Crude oil’s technical picture
Let’s take a closer look at the charts below and find out.
On Friday, we wrote that the first thing that catches the eye on the medium-term chart is an invalidation of the breakout above the long-term green resistance line. Additionally, thanks to yesterday’s drop the commodity slipped under the previously broken May peak (marked with the blue horizontal dashed line), invalidating the earlier tiny breakout, which is a negative development. Nevertheless, these events will turn bearish if we see a weekly closure below them later in the day.
From today’s point of view, we see that the commodity closed the previous week under the long-term green resistance line, invalidating earlier breakouts and giving oil bears an important reason to act in the coming week.
How did this drop affect the very short-term chart? Let’s check.

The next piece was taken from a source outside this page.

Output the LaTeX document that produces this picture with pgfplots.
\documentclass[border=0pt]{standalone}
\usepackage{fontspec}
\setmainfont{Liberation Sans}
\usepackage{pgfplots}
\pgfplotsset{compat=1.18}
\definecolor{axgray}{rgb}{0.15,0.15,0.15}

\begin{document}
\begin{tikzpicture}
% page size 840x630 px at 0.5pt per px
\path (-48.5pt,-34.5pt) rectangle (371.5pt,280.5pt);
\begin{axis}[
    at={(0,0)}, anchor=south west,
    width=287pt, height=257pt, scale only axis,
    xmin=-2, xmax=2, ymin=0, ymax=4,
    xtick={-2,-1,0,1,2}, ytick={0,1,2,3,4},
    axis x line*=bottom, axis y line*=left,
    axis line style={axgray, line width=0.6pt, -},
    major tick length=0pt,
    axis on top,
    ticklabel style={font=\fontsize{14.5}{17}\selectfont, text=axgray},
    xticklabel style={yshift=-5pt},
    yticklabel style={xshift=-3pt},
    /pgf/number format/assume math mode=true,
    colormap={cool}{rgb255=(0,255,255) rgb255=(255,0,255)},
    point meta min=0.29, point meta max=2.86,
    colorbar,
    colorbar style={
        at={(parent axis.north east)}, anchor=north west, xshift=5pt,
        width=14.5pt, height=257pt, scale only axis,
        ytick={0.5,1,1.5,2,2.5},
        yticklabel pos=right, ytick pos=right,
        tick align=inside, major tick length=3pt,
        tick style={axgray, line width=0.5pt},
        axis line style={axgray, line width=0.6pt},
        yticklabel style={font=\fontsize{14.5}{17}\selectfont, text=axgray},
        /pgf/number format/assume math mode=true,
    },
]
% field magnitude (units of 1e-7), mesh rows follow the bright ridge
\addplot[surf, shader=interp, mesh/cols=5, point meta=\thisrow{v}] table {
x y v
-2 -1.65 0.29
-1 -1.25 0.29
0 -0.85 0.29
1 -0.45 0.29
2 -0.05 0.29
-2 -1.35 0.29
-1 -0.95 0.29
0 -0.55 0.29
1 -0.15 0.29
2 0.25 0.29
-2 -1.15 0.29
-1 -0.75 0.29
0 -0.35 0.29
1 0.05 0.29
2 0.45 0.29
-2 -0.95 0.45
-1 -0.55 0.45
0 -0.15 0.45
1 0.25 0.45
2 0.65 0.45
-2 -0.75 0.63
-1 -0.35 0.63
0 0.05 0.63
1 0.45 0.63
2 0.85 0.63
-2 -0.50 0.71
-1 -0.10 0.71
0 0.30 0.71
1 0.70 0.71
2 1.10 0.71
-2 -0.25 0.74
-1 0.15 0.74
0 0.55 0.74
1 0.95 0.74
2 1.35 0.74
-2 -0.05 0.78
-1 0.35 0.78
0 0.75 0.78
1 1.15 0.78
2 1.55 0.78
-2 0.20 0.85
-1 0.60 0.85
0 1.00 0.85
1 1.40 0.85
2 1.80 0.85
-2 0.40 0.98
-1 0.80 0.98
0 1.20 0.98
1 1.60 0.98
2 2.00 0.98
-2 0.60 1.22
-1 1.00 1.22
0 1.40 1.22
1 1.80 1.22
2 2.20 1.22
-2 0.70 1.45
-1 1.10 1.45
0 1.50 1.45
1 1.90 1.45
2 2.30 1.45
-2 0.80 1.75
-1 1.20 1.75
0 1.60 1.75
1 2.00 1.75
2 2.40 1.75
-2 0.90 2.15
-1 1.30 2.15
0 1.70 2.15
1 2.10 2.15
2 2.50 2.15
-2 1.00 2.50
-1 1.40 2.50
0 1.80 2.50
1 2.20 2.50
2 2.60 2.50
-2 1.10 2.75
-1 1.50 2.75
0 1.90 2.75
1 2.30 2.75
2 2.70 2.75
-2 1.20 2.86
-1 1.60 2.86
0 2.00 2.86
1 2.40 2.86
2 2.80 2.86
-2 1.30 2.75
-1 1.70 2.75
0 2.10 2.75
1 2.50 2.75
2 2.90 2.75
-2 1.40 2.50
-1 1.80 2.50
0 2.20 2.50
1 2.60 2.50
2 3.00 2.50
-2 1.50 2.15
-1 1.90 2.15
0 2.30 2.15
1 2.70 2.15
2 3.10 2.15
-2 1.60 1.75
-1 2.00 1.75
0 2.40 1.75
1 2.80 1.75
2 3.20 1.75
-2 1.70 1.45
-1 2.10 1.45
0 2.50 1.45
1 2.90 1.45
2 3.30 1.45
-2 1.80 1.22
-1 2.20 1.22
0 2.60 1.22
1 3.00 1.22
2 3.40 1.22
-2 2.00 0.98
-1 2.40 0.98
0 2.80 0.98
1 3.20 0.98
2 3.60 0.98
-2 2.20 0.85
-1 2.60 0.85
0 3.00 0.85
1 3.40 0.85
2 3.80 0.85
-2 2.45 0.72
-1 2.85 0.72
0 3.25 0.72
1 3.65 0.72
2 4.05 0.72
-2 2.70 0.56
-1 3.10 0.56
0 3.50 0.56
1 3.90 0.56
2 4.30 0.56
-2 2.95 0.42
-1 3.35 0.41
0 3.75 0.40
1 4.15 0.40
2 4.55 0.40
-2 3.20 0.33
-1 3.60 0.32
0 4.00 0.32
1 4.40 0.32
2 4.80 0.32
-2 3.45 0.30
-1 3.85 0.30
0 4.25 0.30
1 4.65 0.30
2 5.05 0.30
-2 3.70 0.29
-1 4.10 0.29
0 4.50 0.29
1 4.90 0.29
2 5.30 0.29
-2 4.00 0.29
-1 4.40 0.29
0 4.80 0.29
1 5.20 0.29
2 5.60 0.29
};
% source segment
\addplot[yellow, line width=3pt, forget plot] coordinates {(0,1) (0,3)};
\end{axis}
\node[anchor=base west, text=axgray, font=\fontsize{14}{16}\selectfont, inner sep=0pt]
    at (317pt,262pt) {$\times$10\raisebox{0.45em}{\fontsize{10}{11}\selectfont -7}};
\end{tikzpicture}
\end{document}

On the daily chart, we see that although crude oil moved a bit higher on Friday, the size of the rebound was small compared to Thursday’s pullback. Additionally, it materialized on visibly lower volume than the earlier decline, which increases doubts about oil bulls’ strength and a further rally.
On top of that, crude oil closed another session and the whole week below the recent highs and the previously broken lower border of the purple rising trend channel, which together with the sell signals generated by the CCI and the Stochastic Oscillator suggests further deterioration in the coming week.
How low could crude oil go?
If this is the case and crude oil declines from current levels, the initial downside target for oil bears will be around $49.85, where the previously broken red declining line (which serves as the nearest support) is. If it’s broken, we’ll likely see a drop to the 38.2% Fibonacci retracement based on the June-September upward move (around $48.72) in the following days.
Finishing today’s alert please note that Friday the Baker Hughes report showed that the number of oil rigs rose by six to 750 after declining for four of the previous five weeks. In our opinion, this is a negative signal, which will likely increase concerns that U.S. oil output could rebound and push the price of light crude lower in the coming days. This pro-bearish scenario is also reinforced by news that OPEC crude oil output increased in the previous month because of higher supplies from Iraq and Libya. Therefore, we believe that short positions continue to be justified from the risk/reward perspective.
Summing up, short positions continue to be justified from the risk/reward perspective as the combination of the technical (invalidation of breakouts, higher volume during declines, sell signals generated by the indicators) and the fundamental pictures (an increase in the number of oil rigs, higher production from Iraq and Libya) of the commodity suggest lower prices in the coming week.